Dalam penamaan cucunya, ‘Abdul-Muttalib tidak hanya menghidupkan kembali istilah kuno ini tetapi juga menempatkannya dalam bentuk gramatikal dengan huruf M di awal. Awalan M mengubah arti nama dari sesuatu yang terbatas menjadi sesuatu yang abadi. Alih-alih tindakan satu kali, Muhammad menggambarkan keadaan terus-menerus melakukan, terus-menerus mengilhami keinginan orang lain untuk meniru teladannya.

Nama itu tidak keluar begitu saja. Seperti yang kemudian akan dijelaskan Al-Qur`an tentang Muhammad, “mereka dapat menemukannya tertulis dalam Kitab Suci Yahudi.” Perjanjian Lama menggunakan akar kata HMD enam puluh lima kali, dengan bentuk jamak, Mahamadim, muncul dalam Kidung Agung (5:16) dan “M’hamudeha” dalam Kitab Ratapan (1:7) — belum lagi tehmod (keinginan, atau keinginan) dalam Sepuluh Perintah. ‘Abdul-Muttalib telah membuat nama alkitabiah baru untuk cucunya — mencerminkan akar keibuannya sendiri di kota Yatsrib, tempat ia menghabiskan delapan tahun pertama hidupnya bersama keluarga Yahudi ibunya.

‘Abdul-Muttalib memberi nama “Muhammad” untuk menantang cucunya: menjadi hebat untuk membantu orang lain menjadi hebat. Namanya akan menjadi pengingat — baik bagi orang lain maupun dirinya sendiri — dari misi seumur hidupnya. Nama itu memiliki tindakan yang tertanam di dalamnya, untuk berjuang terus-menerus.
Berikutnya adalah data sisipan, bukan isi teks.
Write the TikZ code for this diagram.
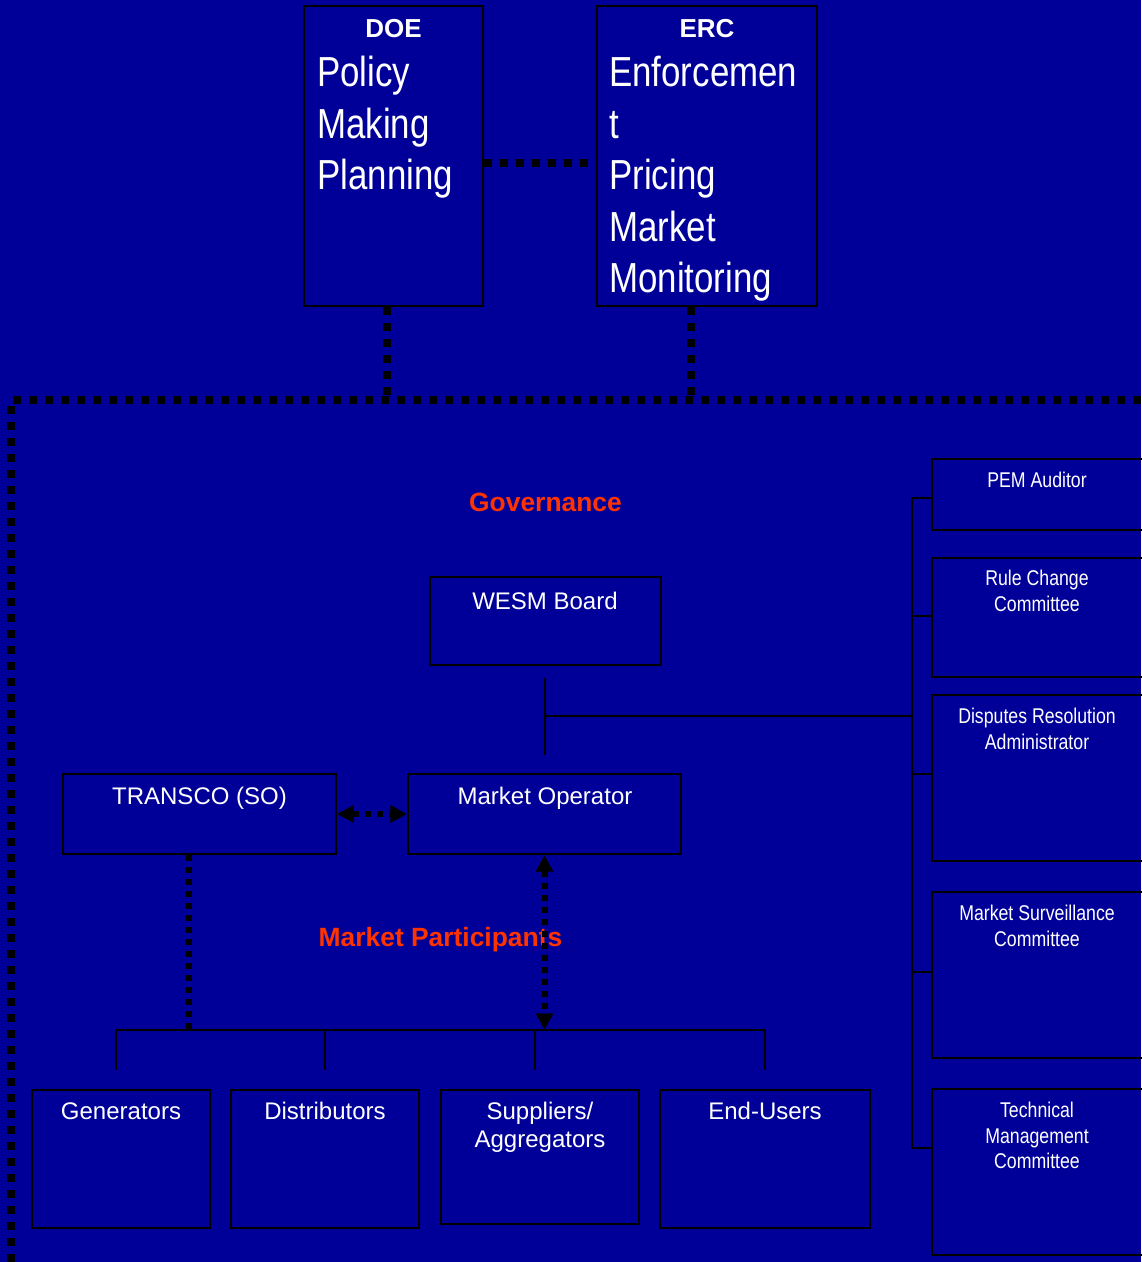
\documentclass[tikz,border=0pt]{standalone}
\usepackage{fontspec}
\setmainfont{Liberation Sans}
\newfontfamily\narrowfont{Liberation Sans}[FakeStretch=0.83]
\usepackage{tikz}
\usetikzlibrary{arrows.meta,fit,calc}
\definecolor{bgblue}{RGB}{0,0,153}
\definecolor{headred}{RGB}{255,51,0}

\tikzset{
  box/.style={draw=black, line width=1.5pt, inner sep=0pt},
  link/.style={draw=black, line width=1.5pt},
  bigdots/.style={draw=black, line width=6pt, dash pattern=on 6pt off 6pt},
  smalldots/.style={draw=black, line width=4.5pt, dash pattern=on 4.5pt off 4.5pt},
  twoway/.style={smalldots, {Triangle[length=12.5pt,width=12.5pt]}-{Triangle[length=12.5pt,width=12.5pt]}},
  headtext/.style={text=white, inner sep=0pt, anchor=north, font=\bfseries\fontsize{19.5}{23}\selectfont},
  bodytext/.style={text=white, inner sep=0pt, anchor=north west, align=left, font=\narrowfont\fontsize{31.5}{38.6}\selectfont},
  boxtext/.style={text=white, inner sep=0pt, anchor=north, align=center, font=\fontsize{18}{21}\selectfont},
  sidetext/.style={text=white, inner sep=0pt, anchor=north, align=center, font=\narrowfont\fontsize{16}{19}\selectfont},
  redtext/.style={text=headred, inner sep=0pt, anchor=north, font=\bfseries\fontsize{19.8}{23}\selectfont}
}

\begin{document}
\begin{tikzpicture}[x=0.75pt,y=0.75pt,yscale=-1,xscale=1]
\useasboundingbox (0,0) rectangle (1141,1262);
\fill[bgblue] (0,0) rectangle (1141,1262);

% DOE and ERC
\node[box, fit={(304,6) (483,306)}] (doe) {};
\node[box, fit={(597,6) (817,306)}] (erc) {};
\node[headtext] (doehead) at (393.5,19.5) {DOE};
\node[bodytext] (doebody) at (317,56) {Policy\\Making\\Planning};
\node[headtext] (erchead) at (707,19.5) {ERC};
\node[bodytext] (ercbody) at (609,56) {Enforcemen\\t\\Pricing\\Market\\Monitoring};

% dotted links from the regulators
\coordinate (link) at (0,163);
\coordinate (doeleg) at (387,400);
\coordinate (ercleg) at (691,400);
\draw[bigdots] (doe.east |- link) -- (erc.west |- link);
\draw[bigdots] (doeleg |- doe.south) -- (doeleg);
\draw[bigdots] (ercleg |- erc.south) -- (ercleg);
\draw[bigdots] (11,1262) -- (11,400) -- (1145,400);

% Text Node
\node[redtext] (govlabel) at (545.5,493) {Governance};

% Board and operators
\node[box, fit={(430,577) (661,665)}] (wesm) {};
\node[boxtext] (wesmtext) at (545,592) {WESM Board};
\node[box, fit={(63,774) (336,854)}] (transco) {};
\node[boxtext] (transcotext) at (199.5,787) {TRANSCO (SO)};
\node[box, fit={(408,774) (681,854)}] (mo) {};
\node[boxtext] (motext) at (545,787) {Market Operator};

% committees on the right
\node[box, fit={(932,459) (1144,530)}] (pem) {};
\node[sidetext] (pemtext) at (1037,472) {PEM Auditor};
\node[box, fit={(932,558) (1144,677)}] (rcc) {};
\node[sidetext] (rcctext) at (1037,570) {Rule Change\\Committee};
\node[box, fit={(932,695) (1144,861)}] (dra) {};
\node[sidetext] (dratext) at (1037,708) {Disputes Resolution\\Administrator};
\node[box, fit={(932,892) (1144,1058)}] (msc) {};
\node[sidetext] (msctext) at (1037,905) {Market Surveillance\\Committee};
\node[box, fit={(932,1089) (1144,1255)}] (tmc) {};
\node[sidetext] (tmctext) at (1037,1102) {Technical\\Management\\Committee};

% Text Node
\node[redtext] (mplabel) at (440.5,927) {Market Participants};

% participants
\node[box, fit={(32,1090) (210,1228)}] (gen) {};
\node[boxtext] (gentext) at (121,1102) {Generators};
\node[box, fit={(231,1090) (419,1228)}] (dist) {};
\node[boxtext] (disttext) at (325,1102) {Distributors};
\node[box, fit={(441,1090) (639,1224)}] (supp) {};
\node[boxtext] (supptext) at (540,1102) {Suppliers/\\Aggregators};
\node[box, fit={(660,1090) (870,1228)}] (endu) {};
\node[boxtext] (endutext) at (765,1102) {End-Users};

% board to committees
\coordinate (boardtap) at (545,678);
\coordinate (opstap) at (545,755);
\coordinate (boardmid) at (545,716);
\coordinate (bustop) at (912,498);
\coordinate (busend) at (912,1148);
\draw[link] (boardtap) -- (opstap);
\draw[link] (boardmid) -- (boardmid -| bustop);
\draw[link] (bustop) -- (busend);
\foreach \b/\y in {pem/498, rcc/616, dra/774, msc/972, tmc/1148}
  \draw[link] (912,\y) coordinate (tick) -- (tick -| \b.west);

% participants bus
\coordinate (busleft) at (116,1030);
\coordinate (busright) at (765,1030);
\draw[link] (busleft) -- (busright);
\foreach \x in {116,325,535,765}
  \draw[link] (\x,1030) -- (\x,1070);
\coordinate (soleg) at (189,1030);
\draw[smalldots] (soleg |- transco.south) -- (soleg);
\draw[twoway] (transco.east) -- (mo.west);
\draw[twoway] (mo.south) -- (mo.south |- busleft);

\end{tikzpicture}
\end{document}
‘Abdul-Muttalib mengembalikan cucunya ke pelukan Aminah. Dia mengambil kurma basah dari piring dan meremas isinya yang berair ke bibir Muhammad, sebuah ritual yang disebut tahnik (pengudusan, inisiasi). Kemudian dia membiarkan ibu dan bayinya beristirahat selama satu jam. Kemudian, menjelang matahari pagi bersinar, ‘Abdul-Muttalib melangkah keluar rumah dengan cucu barunya yang terbungkus selendang. Saat kepala suku berjalan melalui jalan-jalan Mekkah menuju Ka’bah, orang banyak memandang dengan prihatin: Apakah si bayi hidup atau mati di dalam selendang itu? Rumor telah menyebar bahwa ibu dan anak telah meninggal. Warga Mekah datang untuk menyampaikan belasungkawa.

‘Abdul-Muttalib menaiki tujuh anak tangga menuju satu-satunya pintu masuk ke Ka’bah. Di atas, dia perlahan berbalik, mengangkat tangannya dan bayinya ke langit. Sambil berseri-seri, dia menyatakan, “Ini adalah putraku, hadiah dari surga, lahir dengan terhormat, sumber kesejukan di hatiku dan menyejukkan mataku.” Kerumunan Mekah memahami hati sebagai wadah simbolis dari emosi yang kuat. ‘Abdul-Muttalib mengakui bahwa di balik penampilan luarnya yang tabah, dia telah hancur karena kehilangan putra kesayangannya.

Kemudian, ‘Abdul-Muttalib menambahkan, “Saya menamainya Muhammad!” Orang-orang kebingungan. Nama apa itu? Terdengar asing. ‘Abdul-Muttalib bisa melihat tatapan bingung mereka, jadi dia mengulangi penjelasannya sebelumnya kepada bidan.

Enam puluh tahun kemudian, bayi yang baru lahir yang sekarang dia pegang akan kembali sebagai orang dewasa ke Mekkah setelah bertahun-tahun di pengasingan dan berdiri di tangga teratas Ka’bah yang sama. Di kerumunan akan ada beberapa orang yang sama yang telah menyaksikan deklarasi publik pertama namanya — hanya sekarang nama itu dikenal di antara bangsa-bangsa. Muhammad akan menyatakan, “Saya adalah putra ‘Abdul-Muttalib!”